Where is sanity in this supposedly “humane” program of the government? At times, even the rain could not stop the demolition of the makeshift homes, leaving the hapless families shivering, soaked to the bone, wet and hungry, crying their heart out while witnessing the tearing apart of their home that they painstakingly built out of salvaged tins and boards.

Cleared areas give way to malls and condos put up by foreign investors. Some are left as is – vacant, and just fenced in with barbed wire. The esteros or waterways that get cleared of shanties become clogged again by the waste from the upper portion of the Pasig river… floating on the stinking and murky water that flows out to Manila Bay, And the reason?… inconsistent cleaning and monitoring by authorities!  Yet, the government blames only the squatters for the perennial overflowing of these esteros! How about the factories and “legal” homes along the rivers which are also responsible for the waste and garbage that clog these waterways?

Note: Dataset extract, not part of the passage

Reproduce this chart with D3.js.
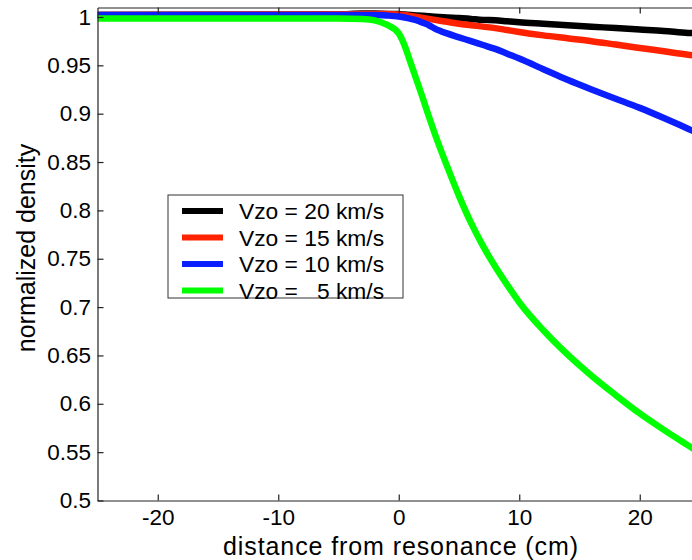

Meanwhile, the families in the pathetic resettlement areas try to survive on sweet potato leaves, kangkong, malunggay and wild indigenous vegetables, to go with their daily gruel of NFA rice. Some teen-aged daughters whose studies were cut short, try to help their family by trekking to nearby towns to work in market stalls and small eateries at Php100 a day. Mothers who used to gather vegetable trimmings in Divisoria to be sold on sidewalks or as part-time laundress near their former shanties in the city are left with nothing to do. Their husbands on the other hand cannot afford the more than three hundred pesos fare to their former jobs as porters at the port area and busy city wet markets.

As a last resort, desperate families sell the rights to their “home” and go back to where they came from to start another stage of survival. The government and the agency concerned seem blind to this vicious cycle as a result of their program that lack long-ranged planning. They thought that the solution to the urban squatting problem ends in the resettlement of the families. They forgot that the roof over the head is not just the basic need of man in order to survive. They forgot that such man has to work and earn in order to eat and do other endeavors to better his life, such as go to school.

What the government obviously wants are the numbers that they can print on reports about “rehabilitated” indigent Filipinos! Something for the world to see, that, indeed, poverty in the Philippines has been reduced!